# Data section start
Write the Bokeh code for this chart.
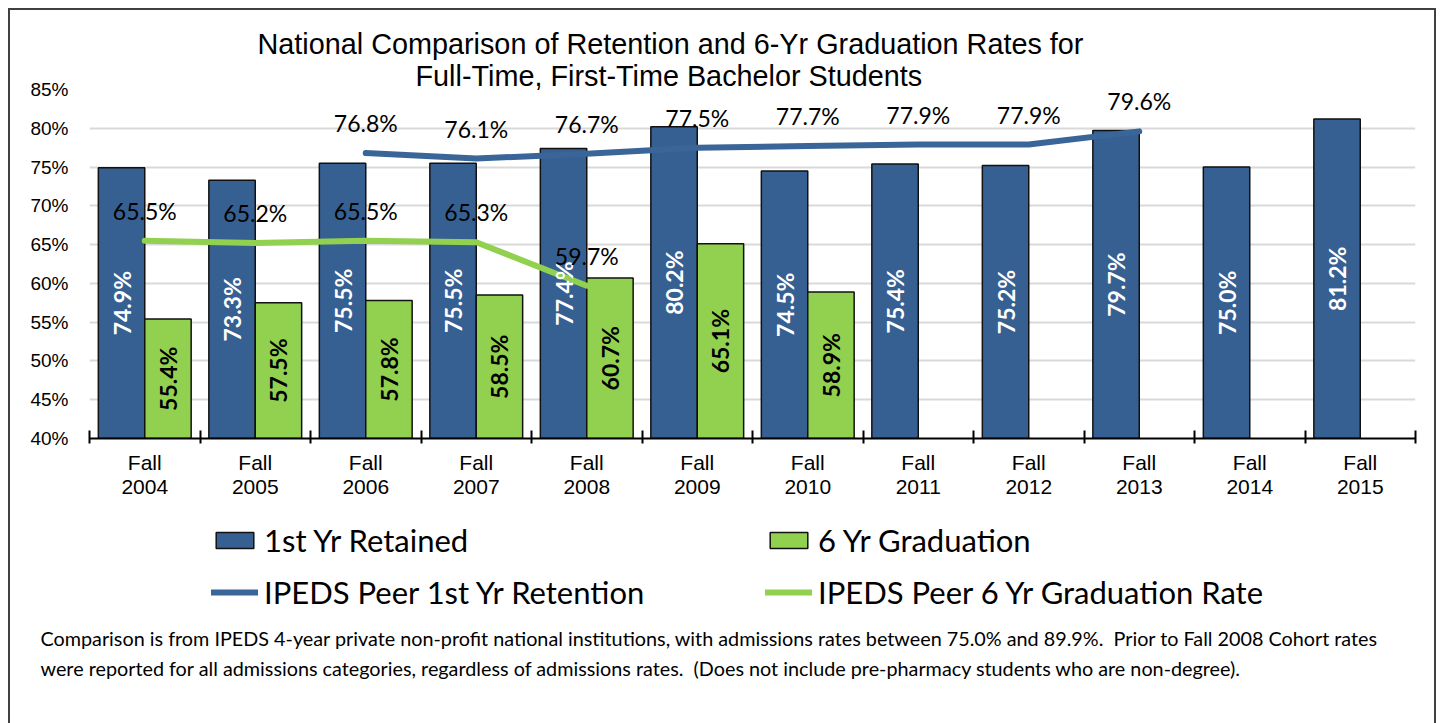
import numpy as np
from bokeh.plotting import figure
from bokeh.layouts import column
from bokeh.models import (Range1d, FixedTicker, PrintfTickFormatter, Title,
                          Legend, LegendItem)
from bokeh.core.properties import value
from bokeh.embed import file_html
from bokeh.resources import INLINE

# ---------------- data ----------------
years = ["2004", "2005", "2006", "2007", "2008", "2009", "2010",
         "2011", "2012", "2013", "2014", "2015"]
retained = [74.9, 73.3, 75.5, 75.5, 77.4, 80.2, 74.5, 75.4, 75.2, 79.7, 75.0, 81.2]
grad_years = ["2004", "2005", "2006", "2007", "2008", "2009", "2010"]
graduation = [55.4, 57.5, 57.8, 58.5, 60.7, 65.1, 58.9]
peer_ret_years = ["2006", "2007", "2008", "2009", "2010", "2011", "2012", "2013"]
peer_retention = [76.8, 76.1, 76.7, 77.5, 77.7, 77.9, 77.9, 79.6]
peer_grad_years = ["2004", "2005", "2006", "2007", "2008"]
peer_graduation = [65.5, 65.2, 65.5, 65.3, 59.7]
y_ticks = [40, 45, 50, 55, 60, 65, 70, 75, 80, 85]

series_names = ["1st Yr Retained", "6 Yr Graduation",
                "IPEDS Peer 1st Yr Retention", "IPEDS Peer 6 Yr Graduation Rate"]
title_lines = ["National Comparison of Retention and 6-Yr Graduation Rates for",
               "Full-Time, First-Time Bachelor Students"]
note_lines = ["Comparison is from IPEDS 4-year private non-profit national institutions, with admissions rates between 75.0% and 89.9%.\u00a0 Prior to Fall 2008 Cohort rates",
              "were reported for all admissions categories, regardless of admissions rates.\u00a0 (Does not include pre-pharmacy students who are non-degree)."]

BLUE = "#376092"
BLUE_LINE = "#3a6598"
GREEN = "#92d050"
EDGE = "#111111"
BASE = 40
W = 1424

bar_style_ret = dict(fill_color=BLUE, line_color=EDGE, line_width=1.5)
bar_style_grad = dict(fill_color=GREEN, line_color=EDGE, line_width=1.5)
line_style_ret = dict(line_color=BLUE_LINE, line_width=6, line_cap="round", line_join="round")
line_style_grad = dict(line_color=GREEN, line_width=6, line_cap="round", line_join="round")

# ---------------- positions from category index ----------------
idx = {y: i for i, y in enumerate(years)}
center = {y: i + 0.5 for y, i in idx.items()}
bw = 0.42
ret_x = [center[y] - bw / 2 for y in years]
grad_x = [center[y] + bw / 2 for y in grad_years]
pr_x = [center[y] for y in peer_ret_years]
pg_x = [center[y] for y in peer_grad_years]

# ================= main chart =================
p = figure(width=W, height=510, x_range=Range1d(0, len(years)),
           y_range=Range1d(BASE, 85), output_backend="svg",
           toolbar_location=None, title=None,
           min_border_left=79, min_border_right=19,
           min_border_top=79, min_border_bottom=82)
p.outline_line_color = None
p.background_fill_color = "white"
p.border_fill_color = "white"

p.xgrid.visible = False
p.ygrid.ticker = FixedTicker(ticks=y_ticks)
p.ygrid.grid_line_color = "#d9d9d9"
p.ygrid.grid_line_width = 2

r_ret = p.vbar(x=ret_x, top=retained, bottom=BASE, width=bw, **bar_style_ret)
r_grad = p.vbar(x=grad_x, top=graduation, bottom=BASE, width=bw, **bar_style_grad)
l_ret = p.line(pr_x, peer_retention, **line_style_ret)
l_grad = p.line(pg_x, peer_graduation, **line_style_grad)

p.text(x=ret_x, y=[(BASE + v) / 2 for v in retained],
       text=[f"{v:.1f}%" for v in retained], angle=np.pi / 2,
       text_align="center", text_baseline="middle", text_color="white",
       text_font=value("Lato"), text_font_style="bold", text_font_size="23px")
p.text(x=grad_x, y=[(BASE + v) / 2 for v in graduation],
       text=[f"{v:.1f}%" for v in graduation], angle=np.pi / 2,
       text_align="center", text_baseline="middle", text_color="black",
       text_font=value("Lato"), text_font_style="bold", text_font_size="23px")

p.text(x=pr_x, y=peer_retention, text=[f"{v:.1f}%" for v in peer_retention],
       y_offset=-30, text_align="center", text_baseline="middle",
       text_color="black", text_font=value("Lato"), text_font_size="23px")
p.text(x=pg_x, y=peer_graduation, text=[f"{v:.1f}%" for v in peer_graduation],
       y_offset=-30, text_align="center", text_baseline="middle",
       text_color="black", text_font=value("Lato"), text_font_size="23px")

xa = p.xaxis[0]
xa.ticker = FixedTicker(ticks=[center[y] for y in years],
                        minor_ticks=list(range(len(years) + 1)))
xa.major_label_overrides = {center[y]: f"Fall\n{y}" for y in years}
xa.major_tick_in = 0
xa.major_tick_out = 0
xa.minor_tick_in = 8
xa.minor_tick_out = 5
xa.minor_tick_line_color = "black"
xa.minor_tick_line_width = 2
xa.axis_line_color = "black"
xa.axis_line_width = 2
xa.major_label_text_font = "Liberation Sans"
xa.major_label_text_font_size = "21px"
xa.major_label_text_line_height = 1.05
xa.major_label_text_color = "black"
xa.major_label_standoff = 7

ya = p.yaxis[0]
ya.ticker = FixedTicker(ticks=y_ticks)
ya.formatter = PrintfTickFormatter(format="%d%%")
ya.axis_line_color = None
ya.major_tick_line_color = None
ya.minor_tick_line_color = None
ya.major_tick_out = 0
ya.major_label_text_font = "Liberation Sans"
ya.major_label_text_font_size = "19px"
ya.major_label_text_color = "black"
ya.major_label_standoff = 21

p.add_layout(Title(text=title_lines[1], align="left", offset=326, standoff=-4,
                   text_font="Liberation Sans", text_font_size="28.8px",
                   text_font_style="normal", text_color="black"), "above")
p.add_layout(Title(text=title_lines[0], align="left", offset=168, standoff=0,
                   text_font="Liberation Sans", text_font_size="28.8px",
                   text_font_style="normal", text_color="black"), "above")

# ================= legend + footnote panel =================
H2 = 203
q = figure(width=W, height=H2, x_range=Range1d(0, 1), y_range=Range1d(0, 1),
           output_backend="svg", toolbar_location=None, title=None,
           x_axis_type=None, y_axis_type=None,
           min_border_left=79, min_border_right=19,
           min_border_top=0, min_border_bottom=102)
q.outline_line_color = None
q.background_fill_color = "white"
q.border_fill_color = "white"

# undrawn legend proxies that share the styles of the chart's renderers
nan = float("nan")
k_ret = q.vbar(x=[nan], top=[nan], bottom=nan, width=0.1, **bar_style_ret)
k_grad = q.vbar(x=[nan], top=[nan], bottom=nan, width=0.1, **bar_style_grad)
k_lret = q.line(x=[nan], y=[nan], **line_style_ret)
k_lgrad = q.line(x=[nan], y=[nan], **line_style_grad)

leg_common = dict(label_text_font="Lato", label_text_font_size="31px",
                  label_text_color="black", glyph_width=47, glyph_height=20,
                  label_standoff=6, spacing=14, padding=0, margin=0,
                  border_line_color=None, background_fill_alpha=0)
leg_a = Legend(items=[LegendItem(label=series_names[0], renderers=[k_ret]),
                      LegendItem(label=series_names[2], renderers=[k_lret])],
               location=(122, 10), **leg_common)
leg_b = Legend(items=[LegendItem(label=series_names[1], renderers=[k_grad]),
                      LegendItem(label=series_names[3], renderers=[k_lgrad])],
               location=(676, 10), **leg_common)
q.add_layout(leg_a)
q.add_layout(leg_b)

for line, so in zip(note_lines, [5, 2]):
    q.add_layout(Title(text=line, align="left", offset=-49, standoff=so,
                       text_font="Lato", text_font_size="19.8px",
                       text_font_style="normal", text_color="black"), "below")

layout = column(p, q, spacing=0,
                styles={"margin-left": "8px", "margin-top": "8px",
                        "border-top": "2px solid #404040",
                        "border-left": "2px solid #404040",
                        "border-right": "2px solid #404040"})

open("out.html", "w").write(file_html(layout, INLINE))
# Data section end
▸ Your goal
Return only the lines from the start of the data through the line that contains "reported for all", please, copying them exactly and omitting all pictures.

▸ Finished answer
Write the Bokeh code for this chart.
import numpy as np
from bokeh.plotting import figure
from bokeh.layouts import column
from bokeh.models import (Range1d, FixedTicker, PrintfTickFormatter, Title,
                          Legend, LegendItem)
from bokeh.core.properties import value
from bokeh.embed import file_html
from bokeh.resources import INLINE

# ---------------- data ----------------
years = ["2004", "2005", "2006", "2007", "2008", "2009", "2010",
         "2011", "2012", "2013", "2014", "2015"]
retained = [74.9, 73.3, 75.5, 75.5, 77.4, 80.2, 74.5, 75.4, 75.2, 79.7, 75.0, 81.2]
grad_years = ["2004", "2005", "2006", "2007", "2008", "2009", "2010"]
graduation = [55.4, 57.5, 57.8, 58.5, 60.7, 65.1, 58.9]
peer_ret_years = ["2006", "2007", "2008", "2009", "2010", "2011", "2012", "2013"]
peer_retention = [76.8, 76.1, 76.7, 77.5, 77.7, 77.9, 77.9, 79.6]
peer_grad_years = ["2004", "2005", "2006", "2007", "2008"]
peer_graduation = [65.5, 65.2, 65.5, 65.3, 59.7]
y_ticks = [40, 45, 50, 55, 60, 65, 70, 75, 80, 85]

series_names = ["1st Yr Retained", "6 Yr Graduation",
                "IPEDS Peer 1st Yr Retention", "IPEDS Peer 6 Yr Graduation Rate"]
title_lines = ["National Comparison of Retention and 6-Yr Graduation Rates for",
               "Full-Time, First-Time Bachelor Students"]
note_lines = ["Comparison is from IPEDS 4-year private non-profit national institutions, with admissions rates between 75.0% and 89.9%.\u00a0 Prior to Fall 2008 Cohort rates",
              "were reported for all admissions categories, regardless of admissions rates.\u00a0 (Does not include pre-pharmacy students who are non-degree)."]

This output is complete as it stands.